§ Written task:
Give the number of lines that include the word "with", nothing more.
** Start **
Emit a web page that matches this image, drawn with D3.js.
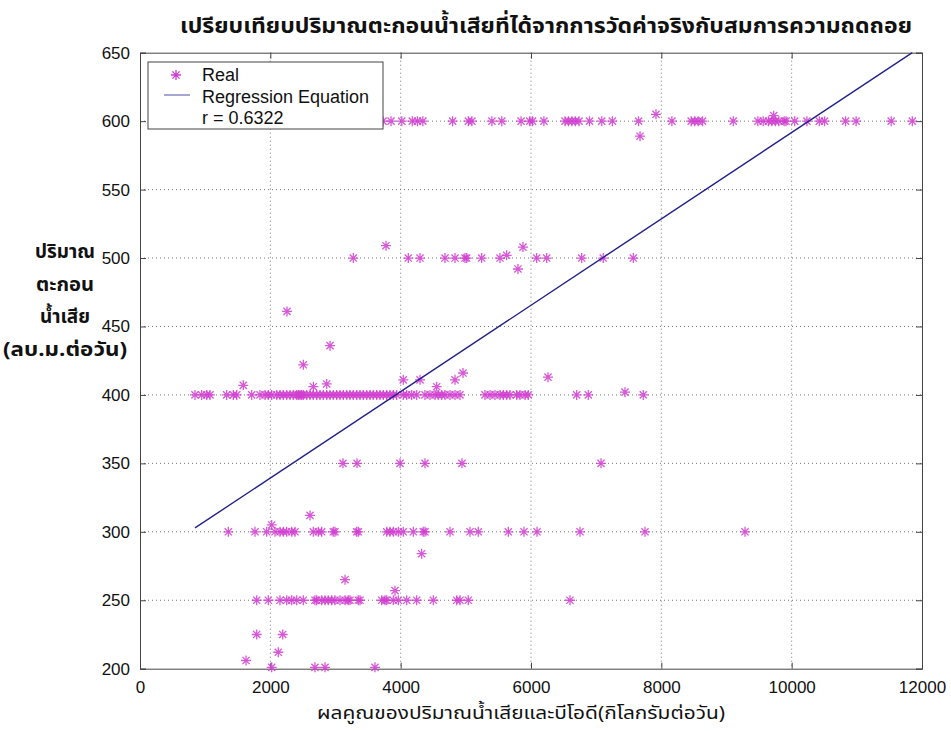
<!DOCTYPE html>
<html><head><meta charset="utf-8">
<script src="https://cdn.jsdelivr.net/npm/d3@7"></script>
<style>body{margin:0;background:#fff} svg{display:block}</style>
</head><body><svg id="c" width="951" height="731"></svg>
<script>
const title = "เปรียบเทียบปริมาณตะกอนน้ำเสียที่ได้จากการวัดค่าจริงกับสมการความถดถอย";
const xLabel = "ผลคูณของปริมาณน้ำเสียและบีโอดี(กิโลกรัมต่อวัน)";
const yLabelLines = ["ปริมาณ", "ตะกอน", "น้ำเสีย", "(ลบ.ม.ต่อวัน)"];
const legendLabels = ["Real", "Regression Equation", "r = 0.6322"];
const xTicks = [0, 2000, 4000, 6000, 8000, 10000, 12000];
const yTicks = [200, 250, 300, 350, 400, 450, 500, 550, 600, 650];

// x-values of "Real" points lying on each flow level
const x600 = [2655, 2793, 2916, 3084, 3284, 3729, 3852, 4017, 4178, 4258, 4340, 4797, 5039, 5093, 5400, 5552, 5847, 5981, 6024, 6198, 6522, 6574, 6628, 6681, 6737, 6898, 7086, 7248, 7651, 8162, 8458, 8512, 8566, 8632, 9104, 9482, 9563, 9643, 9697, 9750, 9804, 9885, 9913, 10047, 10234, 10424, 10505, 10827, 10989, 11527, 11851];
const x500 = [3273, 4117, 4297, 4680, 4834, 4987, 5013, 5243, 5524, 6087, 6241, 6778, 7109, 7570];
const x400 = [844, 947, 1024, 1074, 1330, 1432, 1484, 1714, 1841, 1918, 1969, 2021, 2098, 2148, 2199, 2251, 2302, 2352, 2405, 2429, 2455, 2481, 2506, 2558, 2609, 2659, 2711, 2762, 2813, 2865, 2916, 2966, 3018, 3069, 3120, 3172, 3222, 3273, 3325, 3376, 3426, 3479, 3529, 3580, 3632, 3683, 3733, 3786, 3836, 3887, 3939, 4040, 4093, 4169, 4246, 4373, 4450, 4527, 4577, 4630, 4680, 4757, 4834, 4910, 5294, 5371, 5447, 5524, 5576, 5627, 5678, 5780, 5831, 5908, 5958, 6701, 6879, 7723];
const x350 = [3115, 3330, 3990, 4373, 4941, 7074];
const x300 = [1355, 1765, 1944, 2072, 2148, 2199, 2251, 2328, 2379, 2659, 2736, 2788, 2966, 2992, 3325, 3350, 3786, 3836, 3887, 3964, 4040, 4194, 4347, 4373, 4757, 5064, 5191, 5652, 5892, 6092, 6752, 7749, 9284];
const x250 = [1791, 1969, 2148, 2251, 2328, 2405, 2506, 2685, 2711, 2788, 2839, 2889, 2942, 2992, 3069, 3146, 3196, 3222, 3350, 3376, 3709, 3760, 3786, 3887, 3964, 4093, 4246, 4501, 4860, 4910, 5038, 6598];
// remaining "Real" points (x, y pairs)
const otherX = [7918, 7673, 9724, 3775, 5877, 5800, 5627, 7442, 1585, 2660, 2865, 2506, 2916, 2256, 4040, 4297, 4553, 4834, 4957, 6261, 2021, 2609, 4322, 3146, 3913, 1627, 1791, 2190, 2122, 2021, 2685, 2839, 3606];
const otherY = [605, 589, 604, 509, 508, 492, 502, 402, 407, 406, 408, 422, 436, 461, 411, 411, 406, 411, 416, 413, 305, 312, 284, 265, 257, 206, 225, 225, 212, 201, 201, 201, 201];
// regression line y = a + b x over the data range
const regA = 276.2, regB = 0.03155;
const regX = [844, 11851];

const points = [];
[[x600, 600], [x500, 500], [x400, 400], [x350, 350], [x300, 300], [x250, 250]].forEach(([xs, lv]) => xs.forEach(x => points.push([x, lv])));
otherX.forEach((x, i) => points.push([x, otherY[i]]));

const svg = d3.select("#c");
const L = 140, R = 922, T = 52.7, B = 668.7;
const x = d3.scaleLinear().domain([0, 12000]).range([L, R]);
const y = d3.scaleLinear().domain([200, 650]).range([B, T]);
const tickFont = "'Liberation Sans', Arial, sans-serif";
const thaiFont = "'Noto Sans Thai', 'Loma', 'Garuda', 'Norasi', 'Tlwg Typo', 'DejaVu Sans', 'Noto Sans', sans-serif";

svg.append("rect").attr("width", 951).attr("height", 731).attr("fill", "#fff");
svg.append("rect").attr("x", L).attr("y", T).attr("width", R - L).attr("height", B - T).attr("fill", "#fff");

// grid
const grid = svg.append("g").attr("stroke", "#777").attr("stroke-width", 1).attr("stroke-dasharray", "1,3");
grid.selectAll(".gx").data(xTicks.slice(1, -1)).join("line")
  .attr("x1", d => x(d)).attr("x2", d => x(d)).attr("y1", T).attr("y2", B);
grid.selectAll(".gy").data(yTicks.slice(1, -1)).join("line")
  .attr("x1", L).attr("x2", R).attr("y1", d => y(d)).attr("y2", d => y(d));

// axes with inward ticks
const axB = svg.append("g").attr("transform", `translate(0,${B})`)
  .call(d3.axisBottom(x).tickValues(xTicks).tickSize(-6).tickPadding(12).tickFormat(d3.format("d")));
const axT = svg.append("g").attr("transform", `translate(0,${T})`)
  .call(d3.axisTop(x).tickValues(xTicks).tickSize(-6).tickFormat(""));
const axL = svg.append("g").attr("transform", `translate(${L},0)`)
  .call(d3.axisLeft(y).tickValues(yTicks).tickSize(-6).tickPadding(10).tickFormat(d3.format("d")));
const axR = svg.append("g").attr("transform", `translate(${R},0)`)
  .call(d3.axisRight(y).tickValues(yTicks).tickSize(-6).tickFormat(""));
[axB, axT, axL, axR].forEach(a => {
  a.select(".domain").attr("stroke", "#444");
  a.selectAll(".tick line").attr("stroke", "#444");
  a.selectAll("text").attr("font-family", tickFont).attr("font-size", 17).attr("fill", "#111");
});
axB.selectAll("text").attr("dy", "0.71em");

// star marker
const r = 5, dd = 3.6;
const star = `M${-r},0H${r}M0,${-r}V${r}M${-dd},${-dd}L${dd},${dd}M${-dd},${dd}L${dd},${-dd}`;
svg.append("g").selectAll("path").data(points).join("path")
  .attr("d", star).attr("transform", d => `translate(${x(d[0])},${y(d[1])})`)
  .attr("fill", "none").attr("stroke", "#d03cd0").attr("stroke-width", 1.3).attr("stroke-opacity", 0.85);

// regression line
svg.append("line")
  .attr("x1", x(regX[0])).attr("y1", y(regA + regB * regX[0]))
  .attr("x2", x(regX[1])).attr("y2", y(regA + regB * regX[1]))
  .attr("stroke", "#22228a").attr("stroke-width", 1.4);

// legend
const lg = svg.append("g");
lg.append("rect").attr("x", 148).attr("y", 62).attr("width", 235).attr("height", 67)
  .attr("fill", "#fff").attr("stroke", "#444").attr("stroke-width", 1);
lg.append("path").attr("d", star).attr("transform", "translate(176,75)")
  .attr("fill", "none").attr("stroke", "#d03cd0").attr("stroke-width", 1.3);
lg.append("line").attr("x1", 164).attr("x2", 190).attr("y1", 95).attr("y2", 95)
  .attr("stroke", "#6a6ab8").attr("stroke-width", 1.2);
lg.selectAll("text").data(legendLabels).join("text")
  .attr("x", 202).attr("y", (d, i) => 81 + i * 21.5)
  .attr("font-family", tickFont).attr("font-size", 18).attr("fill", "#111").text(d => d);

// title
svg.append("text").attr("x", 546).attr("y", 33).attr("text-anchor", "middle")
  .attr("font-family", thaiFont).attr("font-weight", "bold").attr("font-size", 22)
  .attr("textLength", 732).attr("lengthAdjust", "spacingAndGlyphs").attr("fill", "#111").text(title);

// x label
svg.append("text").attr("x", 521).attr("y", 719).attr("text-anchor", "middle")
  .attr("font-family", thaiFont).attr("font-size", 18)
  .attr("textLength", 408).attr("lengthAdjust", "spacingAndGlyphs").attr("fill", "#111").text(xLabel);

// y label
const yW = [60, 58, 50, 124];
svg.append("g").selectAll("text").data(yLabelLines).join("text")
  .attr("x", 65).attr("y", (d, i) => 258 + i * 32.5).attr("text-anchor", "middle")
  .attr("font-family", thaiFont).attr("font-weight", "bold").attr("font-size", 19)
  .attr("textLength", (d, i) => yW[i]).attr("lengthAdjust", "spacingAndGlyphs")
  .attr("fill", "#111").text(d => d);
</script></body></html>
** End **
§ Completed exercise:
2